**Task details:** Drop every picture. Then return, exactly, the lines from the beginning of the listing below through the one containing "import seaborn as sns".

======== Given material

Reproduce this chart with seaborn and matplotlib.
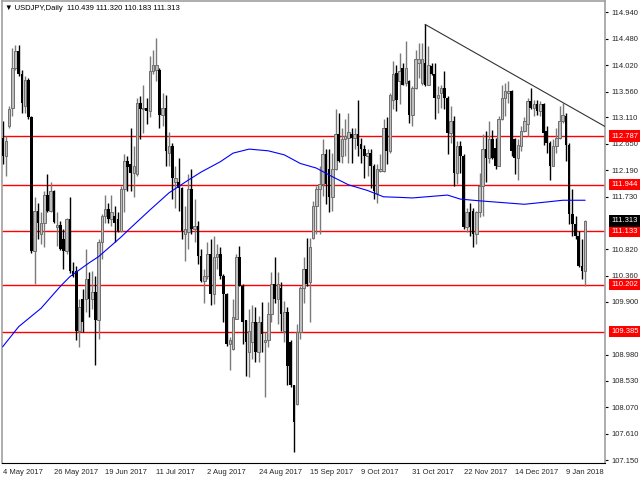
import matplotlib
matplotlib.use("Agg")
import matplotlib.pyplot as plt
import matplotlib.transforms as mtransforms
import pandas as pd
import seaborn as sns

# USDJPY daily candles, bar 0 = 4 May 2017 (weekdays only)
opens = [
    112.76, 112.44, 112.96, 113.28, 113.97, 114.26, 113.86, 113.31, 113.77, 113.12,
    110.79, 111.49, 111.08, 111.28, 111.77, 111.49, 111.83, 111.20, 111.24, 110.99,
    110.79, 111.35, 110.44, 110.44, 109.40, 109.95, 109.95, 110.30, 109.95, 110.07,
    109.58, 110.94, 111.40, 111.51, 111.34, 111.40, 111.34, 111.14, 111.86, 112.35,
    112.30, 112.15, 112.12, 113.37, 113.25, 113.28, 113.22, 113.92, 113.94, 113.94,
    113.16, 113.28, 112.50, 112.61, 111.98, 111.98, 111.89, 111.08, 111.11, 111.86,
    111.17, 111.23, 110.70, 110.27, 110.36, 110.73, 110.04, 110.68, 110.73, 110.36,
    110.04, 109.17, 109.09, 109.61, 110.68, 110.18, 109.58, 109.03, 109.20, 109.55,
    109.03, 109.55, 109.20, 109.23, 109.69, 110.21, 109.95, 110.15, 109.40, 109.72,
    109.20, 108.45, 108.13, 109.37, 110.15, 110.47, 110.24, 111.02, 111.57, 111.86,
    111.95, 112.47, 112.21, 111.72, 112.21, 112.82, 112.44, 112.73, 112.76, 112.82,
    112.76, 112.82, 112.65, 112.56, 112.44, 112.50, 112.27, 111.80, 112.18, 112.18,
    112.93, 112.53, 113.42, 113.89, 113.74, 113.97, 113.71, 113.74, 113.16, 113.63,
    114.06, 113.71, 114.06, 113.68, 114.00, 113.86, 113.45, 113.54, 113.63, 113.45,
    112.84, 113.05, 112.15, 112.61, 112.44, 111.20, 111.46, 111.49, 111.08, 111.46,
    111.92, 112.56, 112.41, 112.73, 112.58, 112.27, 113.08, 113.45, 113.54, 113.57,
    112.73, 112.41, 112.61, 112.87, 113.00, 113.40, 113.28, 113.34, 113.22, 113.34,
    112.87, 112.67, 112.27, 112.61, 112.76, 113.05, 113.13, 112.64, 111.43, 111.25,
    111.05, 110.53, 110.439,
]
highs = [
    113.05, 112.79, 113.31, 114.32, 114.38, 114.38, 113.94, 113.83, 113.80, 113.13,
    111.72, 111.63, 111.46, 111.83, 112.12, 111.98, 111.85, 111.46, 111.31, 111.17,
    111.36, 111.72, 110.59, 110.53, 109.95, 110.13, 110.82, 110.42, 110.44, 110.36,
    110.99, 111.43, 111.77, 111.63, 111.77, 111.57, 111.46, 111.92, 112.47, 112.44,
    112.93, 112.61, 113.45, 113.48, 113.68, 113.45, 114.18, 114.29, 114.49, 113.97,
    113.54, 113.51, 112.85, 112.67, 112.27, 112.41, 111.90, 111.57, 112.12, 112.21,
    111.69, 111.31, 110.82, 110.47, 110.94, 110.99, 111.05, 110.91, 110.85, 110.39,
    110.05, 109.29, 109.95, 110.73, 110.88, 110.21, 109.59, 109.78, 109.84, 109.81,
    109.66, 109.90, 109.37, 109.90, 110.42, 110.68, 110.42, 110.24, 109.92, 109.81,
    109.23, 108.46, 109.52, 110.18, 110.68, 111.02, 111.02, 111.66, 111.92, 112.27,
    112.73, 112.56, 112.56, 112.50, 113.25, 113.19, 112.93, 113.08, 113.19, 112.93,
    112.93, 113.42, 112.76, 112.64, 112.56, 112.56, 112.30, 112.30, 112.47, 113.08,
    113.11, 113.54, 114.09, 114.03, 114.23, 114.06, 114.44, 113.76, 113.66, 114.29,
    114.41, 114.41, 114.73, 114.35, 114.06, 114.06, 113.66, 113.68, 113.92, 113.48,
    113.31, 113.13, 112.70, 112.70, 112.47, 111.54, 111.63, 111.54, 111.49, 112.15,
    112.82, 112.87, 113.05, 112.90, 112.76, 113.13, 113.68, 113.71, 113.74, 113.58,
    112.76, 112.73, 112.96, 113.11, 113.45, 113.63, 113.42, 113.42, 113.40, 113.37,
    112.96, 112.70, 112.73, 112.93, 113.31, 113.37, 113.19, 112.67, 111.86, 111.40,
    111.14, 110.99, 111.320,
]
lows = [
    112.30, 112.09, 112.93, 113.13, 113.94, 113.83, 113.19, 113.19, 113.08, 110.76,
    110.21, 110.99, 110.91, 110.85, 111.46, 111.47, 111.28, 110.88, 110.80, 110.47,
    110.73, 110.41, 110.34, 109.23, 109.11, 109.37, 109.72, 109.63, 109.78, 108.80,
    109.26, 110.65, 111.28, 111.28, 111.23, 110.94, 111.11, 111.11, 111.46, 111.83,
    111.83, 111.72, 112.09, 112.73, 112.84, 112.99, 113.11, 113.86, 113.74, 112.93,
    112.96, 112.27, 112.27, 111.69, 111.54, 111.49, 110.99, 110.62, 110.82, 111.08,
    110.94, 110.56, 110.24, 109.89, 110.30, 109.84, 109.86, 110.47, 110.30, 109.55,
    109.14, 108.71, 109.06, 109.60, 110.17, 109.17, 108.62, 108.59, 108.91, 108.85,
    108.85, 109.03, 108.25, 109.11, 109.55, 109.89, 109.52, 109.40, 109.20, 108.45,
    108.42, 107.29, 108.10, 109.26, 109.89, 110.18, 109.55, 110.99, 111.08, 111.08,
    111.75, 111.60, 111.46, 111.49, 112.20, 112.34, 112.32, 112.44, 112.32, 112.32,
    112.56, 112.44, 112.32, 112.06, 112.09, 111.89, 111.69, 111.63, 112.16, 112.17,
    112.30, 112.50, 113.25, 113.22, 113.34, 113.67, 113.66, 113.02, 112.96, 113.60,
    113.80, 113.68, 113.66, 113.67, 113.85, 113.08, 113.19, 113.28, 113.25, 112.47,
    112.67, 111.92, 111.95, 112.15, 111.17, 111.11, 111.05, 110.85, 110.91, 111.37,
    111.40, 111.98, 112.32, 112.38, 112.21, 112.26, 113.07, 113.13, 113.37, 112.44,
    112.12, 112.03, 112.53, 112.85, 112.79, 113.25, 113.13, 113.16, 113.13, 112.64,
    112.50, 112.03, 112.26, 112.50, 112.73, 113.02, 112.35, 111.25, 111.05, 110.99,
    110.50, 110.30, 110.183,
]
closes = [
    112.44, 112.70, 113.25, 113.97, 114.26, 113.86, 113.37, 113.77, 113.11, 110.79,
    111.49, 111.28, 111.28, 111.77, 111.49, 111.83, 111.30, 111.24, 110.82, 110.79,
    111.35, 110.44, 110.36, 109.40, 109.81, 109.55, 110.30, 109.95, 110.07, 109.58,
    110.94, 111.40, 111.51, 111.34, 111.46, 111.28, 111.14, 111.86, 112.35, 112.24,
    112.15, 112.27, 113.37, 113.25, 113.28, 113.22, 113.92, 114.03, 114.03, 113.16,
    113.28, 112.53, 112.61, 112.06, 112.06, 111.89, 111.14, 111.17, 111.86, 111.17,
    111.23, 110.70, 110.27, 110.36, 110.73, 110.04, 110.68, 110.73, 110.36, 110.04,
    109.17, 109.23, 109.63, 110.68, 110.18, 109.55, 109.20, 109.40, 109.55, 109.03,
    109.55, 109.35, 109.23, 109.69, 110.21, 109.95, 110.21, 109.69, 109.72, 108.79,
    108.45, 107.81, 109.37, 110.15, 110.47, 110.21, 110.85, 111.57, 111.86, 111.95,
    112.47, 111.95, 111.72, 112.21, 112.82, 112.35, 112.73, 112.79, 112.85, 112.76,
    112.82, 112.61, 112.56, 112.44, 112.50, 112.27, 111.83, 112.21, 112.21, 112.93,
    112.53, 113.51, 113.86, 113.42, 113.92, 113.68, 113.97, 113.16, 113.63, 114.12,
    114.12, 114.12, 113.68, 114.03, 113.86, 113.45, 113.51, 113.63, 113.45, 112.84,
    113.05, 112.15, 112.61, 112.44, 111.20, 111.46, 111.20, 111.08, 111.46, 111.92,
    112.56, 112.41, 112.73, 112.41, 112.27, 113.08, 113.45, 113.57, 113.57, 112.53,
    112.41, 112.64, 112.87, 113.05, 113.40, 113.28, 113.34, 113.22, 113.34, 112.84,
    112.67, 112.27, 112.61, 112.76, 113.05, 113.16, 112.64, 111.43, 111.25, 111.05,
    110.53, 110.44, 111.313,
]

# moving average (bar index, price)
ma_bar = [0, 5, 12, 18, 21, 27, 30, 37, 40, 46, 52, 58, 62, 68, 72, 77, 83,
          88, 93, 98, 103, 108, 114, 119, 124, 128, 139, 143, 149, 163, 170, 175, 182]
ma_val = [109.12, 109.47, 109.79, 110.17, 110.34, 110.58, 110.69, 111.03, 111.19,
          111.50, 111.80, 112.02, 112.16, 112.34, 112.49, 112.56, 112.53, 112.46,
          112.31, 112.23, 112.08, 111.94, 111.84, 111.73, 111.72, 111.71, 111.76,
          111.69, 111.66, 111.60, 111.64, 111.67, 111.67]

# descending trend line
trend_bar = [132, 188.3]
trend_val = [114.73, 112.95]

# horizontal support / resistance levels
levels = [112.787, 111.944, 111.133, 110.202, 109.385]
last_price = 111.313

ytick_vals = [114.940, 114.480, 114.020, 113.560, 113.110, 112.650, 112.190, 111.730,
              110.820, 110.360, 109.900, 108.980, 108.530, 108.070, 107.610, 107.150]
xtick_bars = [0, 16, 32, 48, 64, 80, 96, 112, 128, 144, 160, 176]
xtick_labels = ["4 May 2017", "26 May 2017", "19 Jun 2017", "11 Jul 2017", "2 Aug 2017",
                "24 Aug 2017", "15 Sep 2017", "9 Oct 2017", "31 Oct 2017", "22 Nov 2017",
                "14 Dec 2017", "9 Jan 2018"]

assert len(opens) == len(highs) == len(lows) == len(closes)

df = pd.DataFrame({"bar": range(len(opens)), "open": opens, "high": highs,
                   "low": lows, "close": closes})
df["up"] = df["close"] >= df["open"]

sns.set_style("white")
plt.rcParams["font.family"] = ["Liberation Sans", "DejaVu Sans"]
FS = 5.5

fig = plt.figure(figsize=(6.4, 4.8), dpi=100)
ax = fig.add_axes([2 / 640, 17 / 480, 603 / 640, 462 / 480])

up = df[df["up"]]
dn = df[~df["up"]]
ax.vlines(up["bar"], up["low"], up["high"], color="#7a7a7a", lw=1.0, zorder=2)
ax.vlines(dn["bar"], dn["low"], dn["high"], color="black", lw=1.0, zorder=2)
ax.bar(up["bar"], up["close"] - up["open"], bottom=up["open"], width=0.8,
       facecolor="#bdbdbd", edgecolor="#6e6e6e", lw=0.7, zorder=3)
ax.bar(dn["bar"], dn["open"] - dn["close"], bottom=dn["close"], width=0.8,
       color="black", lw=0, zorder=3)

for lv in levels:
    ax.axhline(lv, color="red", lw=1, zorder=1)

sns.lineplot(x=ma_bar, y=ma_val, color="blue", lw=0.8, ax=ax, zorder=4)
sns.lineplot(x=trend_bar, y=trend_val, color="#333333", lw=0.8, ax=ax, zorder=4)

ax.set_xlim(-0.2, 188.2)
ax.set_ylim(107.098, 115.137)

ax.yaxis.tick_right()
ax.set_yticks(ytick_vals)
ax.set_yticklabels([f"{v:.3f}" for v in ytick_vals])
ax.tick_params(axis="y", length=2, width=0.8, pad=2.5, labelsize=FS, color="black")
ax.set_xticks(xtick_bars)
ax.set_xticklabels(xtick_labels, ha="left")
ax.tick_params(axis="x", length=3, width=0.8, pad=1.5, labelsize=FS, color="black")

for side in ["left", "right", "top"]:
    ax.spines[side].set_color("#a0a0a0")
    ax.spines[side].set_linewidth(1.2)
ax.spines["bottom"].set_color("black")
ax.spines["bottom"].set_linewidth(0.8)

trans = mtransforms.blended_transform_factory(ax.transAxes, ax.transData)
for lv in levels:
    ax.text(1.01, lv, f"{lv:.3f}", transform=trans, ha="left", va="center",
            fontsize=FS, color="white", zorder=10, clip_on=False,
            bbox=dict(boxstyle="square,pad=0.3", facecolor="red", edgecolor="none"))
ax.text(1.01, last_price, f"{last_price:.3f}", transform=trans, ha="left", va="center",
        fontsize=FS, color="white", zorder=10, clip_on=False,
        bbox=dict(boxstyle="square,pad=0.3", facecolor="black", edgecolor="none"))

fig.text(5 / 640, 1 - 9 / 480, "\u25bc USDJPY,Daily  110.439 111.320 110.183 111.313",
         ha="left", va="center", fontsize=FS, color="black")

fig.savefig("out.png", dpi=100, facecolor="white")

================

**Solution to this task:**
Reproduce this chart with seaborn and matplotlib.
import matplotlib
matplotlib.use("Agg")
import matplotlib.pyplot as plt
import matplotlib.transforms as mtransforms
import pandas as pd
import seaborn as sns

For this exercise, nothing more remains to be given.